Morgan dishes it back out on 'Sonic Ranch.' On the grizzled, smoky cover of Waylon Jennings’ "Goin' Down Rocking," he digs his heels in against anyone who would dare try to steamroll him. On "Low Down on the Backstreets," over staggering piano and glistening apostrophes of pedal steel, he's pushing back against a broken heart with country songs and dancing girls. And on the harrowing cover of Townes Van Zandt's "Waitin' ‘Round to Die," he's staring down mortality with his jaw set and his eyes narrowed. "I have loved that song since the first time I heard it," Morgan says. "It's a dark masterpiece that looks in on a not-so-perfect, but not uncommon, life story. I did my best to put my own heart, soul and experiences into my version. I had a vision of making it sound as if it could be the score for the next Sergio Leone classic." Morgan achieved his vision; with its ominous, shadowy guitars and spectral lap steel, the song serves as the album's grim, potent centerpiece.
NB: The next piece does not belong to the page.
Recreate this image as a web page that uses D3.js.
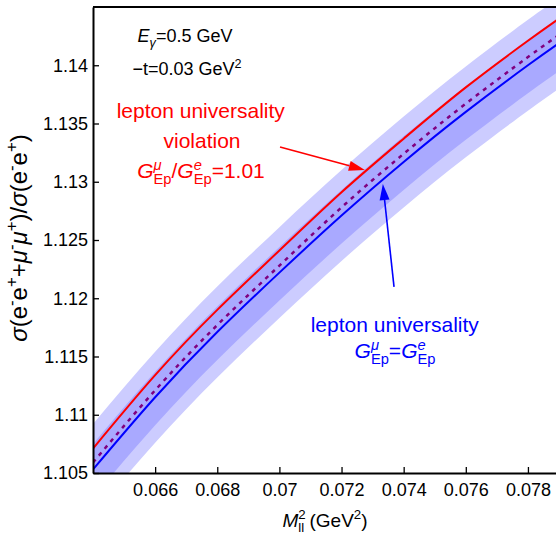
<!DOCTYPE html>
<html>
<head>
<meta charset="utf-8">
<script src="https://cdn.jsdelivr.net/npm/d3@7"></script>
<style>
  body { margin: 0; background: #fff; }
  svg { display: block; }
  text { font-family: "Liberation Sans", Arial, sans-serif; }
</style>
</head>
<body>
<div id="chart"></div>
<script>
// M_ll^2 (GeV^2) grid
var mll2 = [0.064, 0.066, 0.068, 0.070, 0.072, 0.074, 0.076, 0.078, 0.079];
// cross-section ratio, lepton universality (blue)
var ratioUniv = [1.1053, 1.1115, 1.1171, 1.1222, 1.1271, 1.1317, 1.1360, 1.1400, 1.1419];
// lepton universality violation, G_Ep^mu/G_Ep^e = 1.01 (red)
var ratioViol = [1.1071, 1.1134, 1.1190, 1.1241, 1.1291, 1.1337, 1.1381, 1.1421, 1.1440];
// dotted purple curve
var ratioMid = [1.1059, 1.1121, 1.1177, 1.1228, 1.1278, 1.1324, 1.1367, 1.1407, 1.1426];
// uncertainty bands
var outerLow  = [1.1014, 1.1076, 1.1132, 1.1183, 1.1232, 1.1278, 1.1321, 1.1361, 1.1380];
var outerHigh = [1.1092, 1.1154, 1.1210, 1.1261, 1.1310, 1.1356, 1.1399, 1.1439, 1.1458];
var innerLow  = [1.1029, 1.1091, 1.1147, 1.1198, 1.1247, 1.1293, 1.1336, 1.1376, 1.1395];
var innerHigh = [1.1075, 1.1137, 1.1193, 1.1244, 1.1293, 1.1339, 1.1382, 1.1422, 1.1441];

var xTicks = [0.066, 0.068, 0.070, 0.072, 0.074, 0.076, 0.078];
var xTickLabels = ["0.066", "0.068", "0.07", "0.072", "0.074", "0.076", "0.078"];
var yTicks = [1.105, 1.11, 1.115, 1.12, 1.125, 1.13, 1.135, 1.14];
var yTickLabels = ["1.105", "1.11", "1.115", "1.12", "1.125", "1.13", "1.135", "1.14"];

var svg = d3.select("#chart").append("svg").attr("width", 556).attr("height", 535),
    margin = {top: 7, left: 93},
    width = 466,
    height = 466,
    g = svg.append("g").attr("transform", "translate(" + margin.left + "," + margin.top + ")");

var x = d3.scaleLinear().domain([0.064, 0.079]).range([0, width]);
var y = d3.scaleLinear().domain([1.105, 1.145]).range([height, 0]);

g.append("clipPath").attr("id", "clip")
  .append("rect").attr("width", width).attr("height", height);

var plot = g.append("g").attr("clip-path", "url(#clip)");

function band(lo, hi) {
  return d3.area()
    .x(function(d, i) { return x(mll2[i]); })
    .y0(function(d, i) { return y(lo[i]); })
    .y1(function(d, i) { return y(hi[i]); })
    .curve(d3.curveNatural)(mll2);
}
function curve(vals) {
  return d3.line()
    .x(function(d, i) { return x(mll2[i]); })
    .y(function(d, i) { return y(vals[i]); })
    .curve(d3.curveNatural)(mll2);
}

plot.append("path").attr("d", band(outerLow, outerHigh)).attr("fill", "#ccccff");
plot.append("path").attr("d", band(innerLow, innerHigh)).attr("fill", "#a9a9ff");

plot.append("path").attr("d", curve(ratioViol))
  .attr("fill", "none").attr("stroke", "#ff0000").attr("stroke-width", 2);
plot.append("path").attr("d", curve(ratioUniv))
  .attr("fill", "none").attr("stroke", "#0000ff").attr("stroke-width", 2);
plot.append("path").attr("d", curve(ratioMid))
  .attr("fill", "none").attr("stroke", "#800080").attr("stroke-width", 2.5)
  .attr("stroke-dasharray", "4,5");

// axes (ticks point inward)
var xAxis = g.append("g")
  .attr("transform", "translate(0," + height + ")")
  .call(d3.axisBottom(x).tickValues(xTicks)
    .tickFormat(function(d, i) { return xTickLabels[i]; })
    .tickSizeInner(-6).tickSizeOuter(0).tickPadding(10));

var yAxis = g.append("g")
  .call(d3.axisLeft(y).tickValues(yTicks)
    .tickFormat(function(d, i) { return yTickLabels[i]; })
    .tickSizeInner(-6).tickSizeOuter(0).tickPadding(5));

[xAxis, yAxis].forEach(function(a) {
  a.select(".domain").attr("stroke", "#000").attr("stroke-width", 2);
  a.selectAll(".tick line").attr("stroke", "#000").attr("stroke-width", 1.3);
  a.selectAll(".tick text").attr("font-size", 18).attr("fill", "#000")
    .attr("font-family", "Liberation Sans, Arial, sans-serif");
});

g.append("line").attr("x1", 0).attr("x2", width).attr("y1", 0).attr("y2", 0)
  .attr("stroke", "#000").attr("stroke-width", 2);
g.append("line").attr("x1", width).attr("x2", width).attr("y1", 0).attr("y2", height)
  .attr("stroke", "#000").attr("stroke-width", 2);

// rich text: parts {t, it, sup, sub, stack}
function rich(parent, cx, cy, size, color, parts) {
  var t = parent.append("text").attr("font-size", size).attr("fill", color);
  var shift = 0, prev = null;
  parts.forEach(function(p) {
    var s = p.sup ? -0.4 * size : p.sub ? 0.27 * size : 0;
    var sp = t.append("tspan").text(p.t).attr("dy", s - shift);
    shift = s;
    if (p.sup || p.sub) sp.attr("font-size", size * 0.7);
    if (p.it) sp.attr("font-style", "italic");
    if (p.stack && prev) sp.attr("dx", -prev.node().getComputedTextLength());
    prev = sp;
  });
  var bb = t.node().getBBox();
  t.attr("transform", "translate(" + (cx - bb.x - bb.width / 2) + "," + cy + ")");
  return t;
}

rich(svg, 185, 42, 18, "#000", [
  {t: "E", it: true}, {t: "γ", it: true, sub: true}, {t: "=0.5 GeV"}
]);
rich(svg, 187, 75, 18, "#000", [
  {t: "−t=0.03 GeV"}, {t: "2", sup: true}
]);

rich(svg, 201, 118, 21, "#ff0000", [{t: "lepton universality"}]);
rich(svg, 202, 148, 21, "#ff0000", [{t: "violation"}]);
rich(svg, 201, 178, 21, "#ff0000", [
  {t: "G", it: true}, {t: "μ", it: true, sup: true}, {t: "Ep", sub: true, stack: true},
  {t: "/"}, {t: "G", it: true}, {t: "e", it: true, sup: true}, {t: "Ep", sub: true, stack: true},
  {t: "=1.01"}
]);

rich(svg, 395, 332, 21, "#0000ff", [{t: "lepton universality"}]);
rich(svg, 395, 358, 21, "#0000ff", [
  {t: "G", it: true}, {t: "μ", it: true, sup: true}, {t: "Ep", sub: true, stack: true},
  {t: "="}, {t: "G", it: true}, {t: "e", it: true, sup: true}, {t: "Ep", sub: true, stack: true}
]);

// x label
rich(svg, 325, 527, 19, "#000", [
  {t: "M", it: true}, {t: "2", sup: true}, {t: "ll", sub: true, stack: true}, {t: " (GeV"}, {t: "2", sup: true}, {t: ")"}
]);

// y label (rotated)
var yl = svg.append("g").attr("transform", "translate(27,238) rotate(-90)");
rich(yl, 0, 0, 24, "#000", [
  {t: "σ", it: true}, {t: "(e"}, {t: "-", sup: true}, {t: "e"}, {t: "+", sup: true},
  {t: "+"}, {t: "μ", it: true}, {t: "-", sup: true}, {t: "μ", it: true}, {t: "+", sup: true},
  {t: ")/"}, {t: "σ", it: true}, {t: "(e"}, {t: "-", sup: true}, {t: "e"}, {t: "+", sup: true}, {t: ")"}
]);

// arrows
function arrow(x0, y0, x1, y1, color) {
  var px0 = x(x0), py0 = y(y0), px1 = x(x1), py1 = y(y1);
  var ang = Math.atan2(py1 - py0, px1 - px0), L = 16, W = 5;
  var bx = px1 - L * Math.cos(ang), by = py1 - L * Math.sin(ang);
  g.append("line").attr("x1", px0).attr("y1", py0).attr("x2", bx).attr("y2", by)
    .attr("stroke", color).attr("stroke-width", 1.6);
  g.append("path")
    .attr("d", "M" + px1 + "," + py1 +
      "L" + (bx + W * Math.sin(ang)) + "," + (by - W * Math.cos(ang)) +
      "L" + (bx - W * Math.sin(ang)) + "," + (by + W * Math.cos(ang)) + "Z")
    .attr("fill", color);
}
arrow(0.07002, 1.13298, 0.07275, 1.13101, "#ff0000");
arrow(0.07369, 1.12097, 0.07333, 1.1298, "#0000ff");
</script>
</body>
</html>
Even in its lighter moments – the holler-along revelry of "Ain't Gonna Take It Anymore"; the tender ‘Good Timin’ Man,” which tackles the pressures of love and persona – Sonic Ranch embraces the grit while maintaining a determinedly unvarnished sound. Much of that has to do with the relaxed atmosphere in the studio that gives the record its name. "My manager told me about this place he had been to outside of El Paso called Sonic Ranch," Morgan says. "That was a real departure from the usual studio vibe. My manager knows how much I do not like the 'studio' thing -- I never feel comfortable. This was exactly what I needed: a laid-back place with great gear where we could make a great record."
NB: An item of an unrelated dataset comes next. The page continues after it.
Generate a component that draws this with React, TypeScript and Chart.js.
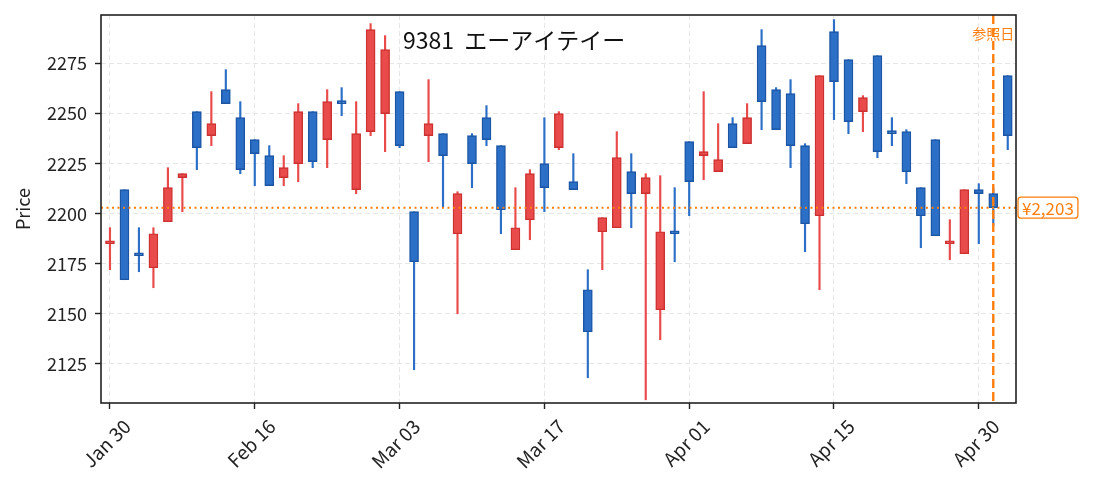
import { useEffect, useRef } from 'react';
import { Chart, registerables } from 'chart.js';
Chart.register(...registerables);

const dates = [
  'Jan 30', 'Feb 02', 'Feb 03', 'Feb 04', 'Feb 05', 'Feb 06', 'Feb 09', 'Feb 10', 'Feb 12', 'Feb 13',
  'Feb 16', 'Feb 17', 'Feb 18', 'Feb 19', 'Feb 20', 'Feb 24', 'Feb 25', 'Feb 26', 'Feb 27', 'Mar 02',
  'Mar 03', 'Mar 04', 'Mar 05', 'Mar 06', 'Mar 09', 'Mar 10', 'Mar 11', 'Mar 12', 'Mar 13', 'Mar 16',
  'Mar 17', 'Mar 18', 'Mar 19', 'Mar 23', 'Mar 24', 'Mar 25', 'Mar 26', 'Mar 27', 'Mar 30', 'Mar 31',
  'Apr 01', 'Apr 02', 'Apr 03', 'Apr 06', 'Apr 07', 'Apr 08', 'Apr 09', 'Apr 10', 'Apr 13', 'Apr 14',
  'Apr 15', 'Apr 16', 'Apr 17', 'Apr 20', 'Apr 21', 'Apr 22', 'Apr 23', 'Apr 24', 'Apr 27', 'Apr 28',
  'Apr 30', 'May 01', 'May 07',
];

const opens = [
  2185, 2212, 2180, 2173, 2196, 2218, 2251, 2239, 2262, 2248,
  2237, 2229, 2218, 2225, 2251, 2237, 2256, 2212, 2241, 2250,
  2261, 2201, 2239, 2240, 2190, 2239, 2248, 2234, 2182, 2197,
  2225, 2233, 2216, 2162, 2191, 2193, 2221, 2210, 2152, 2191,
  2236, 2229, 2221, 2245, 2235, 2284, 2262, 2260, 2234, 2199,
  2291, 2277, 2251, 2279, 2241, 2241, 2213, 2237, 2185, 2180,
  2212, 2210, 2269,
];
const highs = [
  2193, 2212, 2193, 2193, 2223, 2220, 2251, 2261, 2272, 2256,
  2237, 2234, 2229, 2255, 2251, 2262, 2263, 2256, 2295, 2289,
  2261, 2201, 2267, 2240, 2211, 2240, 2254, 2234, 2213, 2222,
  2248, 2251, 2230, 2172, 2198, 2241, 2230, 2220, 2219, 2213,
  2236, 2261, 2245, 2248, 2255, 2292, 2263, 2267, 2235, 2269,
  2297, 2277, 2259, 2279, 2248, 2242, 2213, 2237, 2197, 2212,
  2215, 2213, 2269,
];
const lows = [
  2172, 2167, 2171, 2163, 2196, 2201, 2222, 2234, 2255, 2220,
  2214, 2214, 2214, 2216, 2223, 2223, 2249, 2210, 2239, 2231,
  2233, 2122, 2226, 2203, 2150, 2213, 2234, 2190, 2182, 2187,
  2201, 2232, 2212, 2118, 2172, 2193, 2193, 2107, 2137, 2176,
  2199, 2217, 2221, 2233, 2235, 2242, 2242, 2223, 2181, 2162,
  2247, 2240, 2241, 2228, 2234, 2215, 2183, 2189, 2177, 2180,
  2185, 2194, 2232,
];
const closes = [
  2186, 2167, 2179, 2190, 2213, 2220, 2233, 2245, 2255, 2222,
  2230, 2214, 2223, 2251, 2226, 2256, 2255, 2240, 2292, 2282,
  2234, 2176, 2245, 2229, 2210, 2225, 2237, 2202, 2193, 2220,
  2213, 2250, 2212, 2141, 2198, 2228, 2210, 2218, 2191, 2190,
  2216, 2231, 2227, 2233, 2248, 2256, 2242, 2234, 2195, 2269,
  2266, 2246, 2258, 2231, 2240, 2221, 2199, 2189, 2186, 2212,
  2210, 2203, 2239,
];

const yTicks = [2125, 2150, 2175, 2200, 2225, 2250, 2275];
const xTickIndices = [0, 10, 20, 30, 40, 50, 60];
const refPrice = 2203;
const refIndex = 61;
const titleText = '9381  エーアイテイー';
const refDateText = '参照日';
const yTitle = 'Price';

const FONT = '"Noto Sans CJK JP", "Noto Sans", sans-serif';
const RED_FILL = '#e84b4a';
const RED_EDGE = '#cc3030';
const BLUE_FILL = '#2b6fc6';
const BLUE_EDGE = '#1c55a4';
const ORANGE = '#ff7f0e';
const INK = '#222222';

const decorPlugin = {
  id: 'decor',
  afterDatasetsDraw(chart: any) {
    const { ctx, chartArea, scales } = chart;
    const xs = scales.x;
    const ys = scales.y;
    const py = ys.getPixelForValue(refPrice);
    const px = xs.getPixelForValue(refIndex);
    ctx.save();
    ctx.beginPath();
    ctx.rect(chartArea.left, chartArea.top, chartArea.right - chartArea.left, chartArea.bottom - chartArea.top);
    ctx.clip();
    ctx.strokeStyle = ORANGE;
    ctx.lineWidth = 2;
    ctx.setLineDash([2, 3.5]);
    ctx.beginPath();
    ctx.moveTo(chartArea.left, py);
    ctx.lineTo(chartArea.right, py);
    ctx.stroke();
    ctx.lineWidth = 2.4;
    ctx.setLineDash([9, 4]);
    ctx.beginPath();
    ctx.moveTo(px, chartArea.top);
    ctx.lineTo(px, chartArea.bottom);
    ctx.stroke();
    ctx.restore();

    ctx.save();
    ctx.strokeStyle = INK;
    ctx.lineWidth = 1.6;
    ctx.setLineDash([]);
    ctx.strokeRect(chartArea.left, chartArea.top, chartArea.right - chartArea.left, chartArea.bottom - chartArea.top);

    ctx.fillStyle = '#111';
    ctx.font = `23px ${FONT}`;
    ctx.textAlign = 'center';
    ctx.textBaseline = 'middle';
    ctx.fillText(titleText, chartArea.left + (chartArea.right - chartArea.left) * 0.4515, chartArea.top + 25);

    ctx.fillStyle = ORANGE;
    ctx.font = `14px ${FONT}`;
    ctx.fillText(refDateText, px, chartArea.top + 19);

    const label = '¥' + refPrice.toLocaleString('en-US');
    ctx.font = `17px ${FONT}`;
    const tw = ctx.measureText(label).width;
    const bx = chartArea.right + 2;
    const bw = tw + 8;
    const bh = 21;
    const by = py - bh / 2;
    ctx.beginPath();
    const r = 3;
    ctx.moveTo(bx + r, by);
    ctx.lineTo(bx + bw - r, by);
    ctx.arcTo(bx + bw, by, bx + bw, by + r, r);
    ctx.lineTo(bx + bw, by + bh - r);
    ctx.arcTo(bx + bw, by + bh, bx + bw - r, by + bh, r);
    ctx.lineTo(bx + r, by + bh);
    ctx.arcTo(bx, by + bh, bx, by + bh - r, r);
    ctx.lineTo(bx, by + r);
    ctx.arcTo(bx, by, bx + r, by, r);
    ctx.closePath();
    ctx.fillStyle = '#ffffff';
    ctx.fill();
    ctx.strokeStyle = ORANGE;
    ctx.lineWidth = 1.3;
    ctx.stroke();
    ctx.fillStyle = ORANGE;
    ctx.textAlign = 'left';
    ctx.fillText(label, bx + 4, py + 0.5);
    ctx.restore();
  },
};

export default function App() {
  const ref = useRef<HTMLCanvasElement>(null);
  useEffect(() => {
    const canvas = ref.current;
    if (!canvas) return;
    const up = closes.map((c, i) => c >= opens[i]);
    const chart = new Chart(canvas, {
      type: 'bar',
      data: {
        datasets: [
          {
            label: 'body',
            data: dates.map((_, i) => ({ x: i, y: [opens[i], closes[i]] })) as any,
            backgroundColor: up.map((u) => (u ? RED_FILL : BLUE_FILL)),
            borderColor: up.map((u) => (u ? RED_EDGE : BLUE_EDGE)),
            borderWidth: 1.4,
            borderSkipped: false,
            barThickness: 9,
            minBarLength: 3,
            grouped: false,
            order: 0,
          } as any,
          {
            label: 'wick',
            data: dates.map((_, i) => ({ x: i, y: [lows[i], highs[i]] })) as any,
            backgroundColor: up.map((u) => (u ? RED_FILL : BLUE_FILL)),
            borderWidth: 0,
            barThickness: 1.5,
            grouped: false,
            order: 1,
          } as any,
        ],
      },
      options: {
        animation: false,
        responsive: false,
        layout: { padding: { left: 0, right: 77, top: 15, bottom: 0 } },
        plugins: {
          legend: { display: false },
          tooltip: { enabled: false },
          title: { display: false },
        },
        scales: {
          x: {
            type: 'linear',
            offset: false,
            min: -0.62,
            max: 62.57,
            afterBuildTicks: (s: any) => {
              s.ticks = xTickIndices.map((v) => ({ value: v }));
            },
            afterFit: (s: any) => {
              s.height = 87;
              s.paddingLeft = 0;
              s.paddingRight = 0;
            },
            ticks: {
              autoSkip: false,
              minRotation: 45,
              maxRotation: 45,
              callback: (v: any) => dates[v as number] ?? '',
              font: { family: FONT, size: 19 },
              color: INK,
              padding: 6,
              labelOffset: 17,
            },
            grid: {
              offset: false,
              color: '#e6e6e6',
              lineWidth: 1,
              tickLength: 6,
              tickColor: INK,
              tickWidth: 1.4,
              tickBorderDash: [],
            },
            border: { display: false, dash: [5, 3] },
          },
          y: {
            type: 'linear',
            min: 2105.4,
            max: 2299.3,
            afterBuildTicks: (s: any) => {
              s.ticks = yTicks.map((v) => ({ value: v }));
            },
            afterFit: (s: any) => {
              s.width = 101;
              s.paddingTop = 0;
              s.paddingBottom = 0;
            },
            ticks: {
              font: { family: FONT, size: 18 },
              color: INK,
              padding: 8,
              callback: (v: any) => String(v),
            },
            title: {
              display: true,
              text: yTitle,
              font: { family: FONT, size: 18 },
              color: INK,
              padding: { top: 12, bottom: 0 },
            },
            grid: {
              color: '#e6e6e6',
              lineWidth: 1,
              tickLength: 6,
              tickColor: INK,
              tickWidth: 1.4,
              tickBorderDash: [],
            },
            border: { display: false, dash: [5, 3] },
          },
        },
      } as any,
      plugins: [decorPlugin],
    });
    return () => chart.destroy();
  }, []);
  return (
    <div style={{ position: 'absolute', left: 0, top: 0, width: 1093, height: 490, background: '#fff' }}>
      <canvas ref={ref} width={1093} height={490} style={{ display: 'block', width: 1093, height: 490 }} />
    </div>
  );
}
"The goal for me on this album was to keep moving forward musically, and try to give the fans my best album yet," Morgan says. "I don't really look at the big picture, I just always try and outdo myself." On Sonic Ranch, he's done exactly that.


Will Hoge - Small Town Dreams

As I had written in an interview with Hoge for Saving Country Music: With all the hullabaloo surrounding recent radio executive comments about the importance of radio in validating a country artist’s career, Will Hoge stands as a shining star example about how you can carve out a career in music doing it independently. Despite a year-and-a-half stint with Atlantic Records, Hoge has developed a significant following of fans and produced ten albums over the course of the last two decades. An extremely prolific songwriter, Hoge has written a small catalog of songs for others and even received a Grammy nomination for Eli Young Band’s number one hit, “Even If It Breaks Your Heart.”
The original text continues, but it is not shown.